▶ [WHAT IS EXPECTED] Repeat word for word the lines from the top of the records through the line containing "const yMin = 0, yMax = 100, yStep = 10;", and skip the pictures.

'''

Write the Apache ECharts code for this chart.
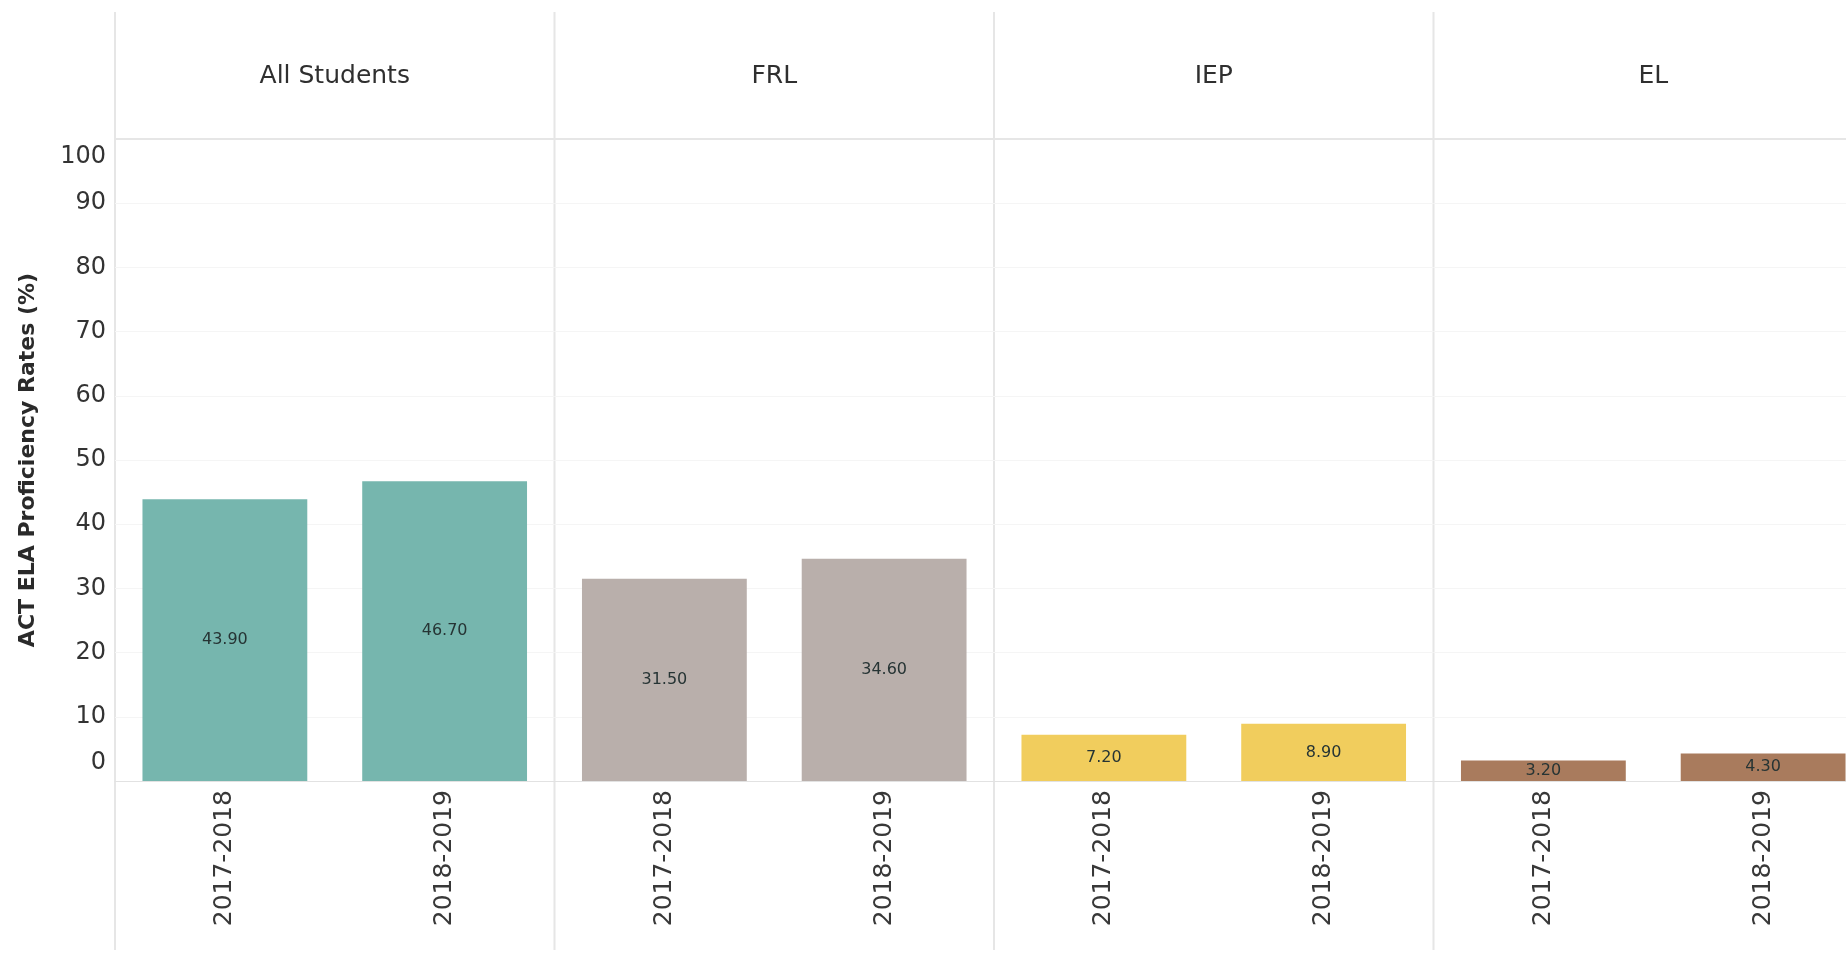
<!DOCTYPE html>
<html><head><meta charset="utf-8">
<script src="https://cdn.jsdelivr.net/npm/echarts@6/dist/echarts.min.js"></script>
<style>html,body{margin:0;padding:0;background:#fff;overflow:hidden}#c{width:1873px;height:957px}</style>
</head><body><div id="c"></div>
<script>
// ---- data ----
const groups = ['All Students', 'FRL', 'IEP', 'EL'];
const years = ['2017-2018', '2018-2019'];
const allStudents = [43.9, 46.7];
const frl = [31.5, 34.6];
const iep = [7.2, 8.9];
const el = [3.2, 4.3];
const groupValues = [allStudents, frl, iep, el];
const yAxisTitle = 'ACT ELA Proficiency Rates (%)';
const yMin = 0, yMax = 100, yStep = 10;

// ---- styling / layout ----
const groupColors = ['#76b6ae', '#b9afab', '#f1cd5d', '#a97b5d'];
const left0 = 115, panelW = 439.5, gridTop = 139, gridBottom = 176;
const lineColor = '#e6e6e6';

const chart = echarts.init(document.getElementById('c'));
const grids = [], xAxes = [], yAxes = [], series = [], graphics = [];

groups.forEach((g, i) => {
  const gl = left0 + i * panelW;
  grids.push({ left: gl, top: gridTop, width: panelW, bottom: gridBottom, containLabel: false });
  // bottom category axis (years)
  xAxes.push({
    type: 'category', gridIndex: i, data: years, position: 'bottom',
    axisLine: { show: true, lineStyle: { color: '#e2e2e2', width: 1 } },
    axisTick: { show: false },
    axisLabel: { rotate: 90, margin: 9, fontFamily: 'DejaVu Sans', fontSize: 25, color: '#383838' }
  });
  // top axis carrying the panel header
  xAxes.push({
    type: 'category', gridIndex: i, data: [g], position: 'top',
    axisLine: { show: true, lineStyle: { color: lineColor, width: 2 } },
    axisTick: { show: false },
    axisLabel: { margin: 50, fontFamily: 'DejaVu Sans', fontSize: 25, color: '#2f2f2f' }
  });
  yAxes.push({
    type: 'value', gridIndex: i, min: yMin, max: yMax, interval: yStep,
    axisLine: { show: false }, axisTick: { show: false },
    axisLabel: i === 0 ? {
      show: true, margin: 9, fontFamily: 'DejaVu Sans', fontSize: 24, color: '#333',
      formatter: v => v === yMax ? '{top|' + v + '}' : (v === yMin ? '{bot|' + v + '}' : '' + v),
      rich: {
        top: { padding: [36, 0, 0, 0], fontFamily: 'DejaVu Sans', fontSize: 24, color: '#333' },
        bot: { padding: [0, 0, 36, 0], fontFamily: 'DejaVu Sans', fontSize: 24, color: '#333' }
      }
    } : { show: false },
    splitLine: { show: true, lineStyle: { color: '#f5f5f5', width: 1 } },
    name: i === 0 ? yAxisTitle : '',
    nameLocation: 'middle', nameGap: 76,
    nameTextStyle: { fontFamily: 'DejaVu Sans', fontWeight: 'bold', fontSize: 22, color: '#2a2a2a' }
  });
  series.push({
    type: 'bar', xAxisIndex: i * 2, yAxisIndex: i,
    data: groupValues[i], barWidth: '75%',
    itemStyle: { color: groupColors[i] },
    label: {
      show: true, position: 'inside', fontFamily: 'DejaVu Sans', fontSize: 16, color: '#263434',
      formatter: p => p.value.toFixed(2)
    }
  });
  graphics.push({
    type: 'line', silent: true,
    shape: { x1: gl, y1: 12, x2: gl, y2: 950 },
    style: { stroke: lineColor, lineWidth: 2 }
  });
});

chart.setOption({
  backgroundColor: '#fff',
  animation: false,
  grid: grids, xAxis: xAxes, yAxis: yAxes, series: series,
  graphic: graphics
});
</script></body></html>
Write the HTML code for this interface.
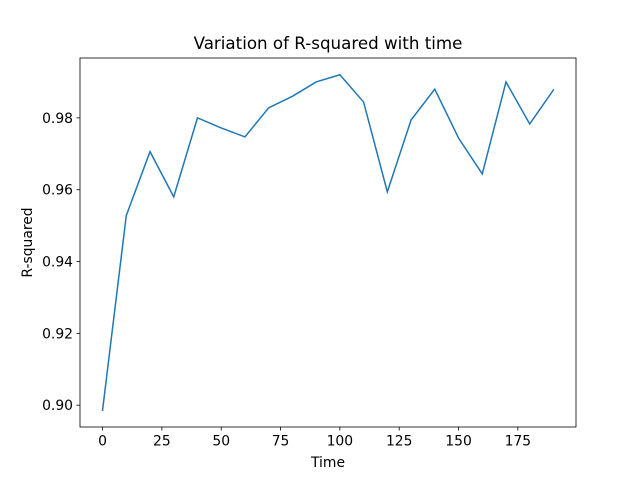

'''

▶ [FINISHED EXERCISE]
Write the Apache ECharts code for this chart.
<!DOCTYPE html>
<html><head><meta charset="utf-8">
<script src="https://cdn.jsdelivr.net/npm/echarts@6/dist/echarts.min.js"></script>
<style>html,body{margin:0;padding:0;background:#fff;overflow:hidden}#c{width:1873px;height:957px}</style>
</head><body><div id="c"></div>
<script>
// ---- data ----
const groups = ['All Students', 'FRL', 'IEP', 'EL'];
const years = ['2017-2018', '2018-2019'];
const allStudents = [43.9, 46.7];
const frl = [31.5, 34.6];
const iep = [7.2, 8.9];
const el = [3.2, 4.3];
const groupValues = [allStudents, frl, iep, el];
const yAxisTitle = 'ACT ELA Proficiency Rates (%)';
const yMin = 0, yMax = 100, yStep = 10;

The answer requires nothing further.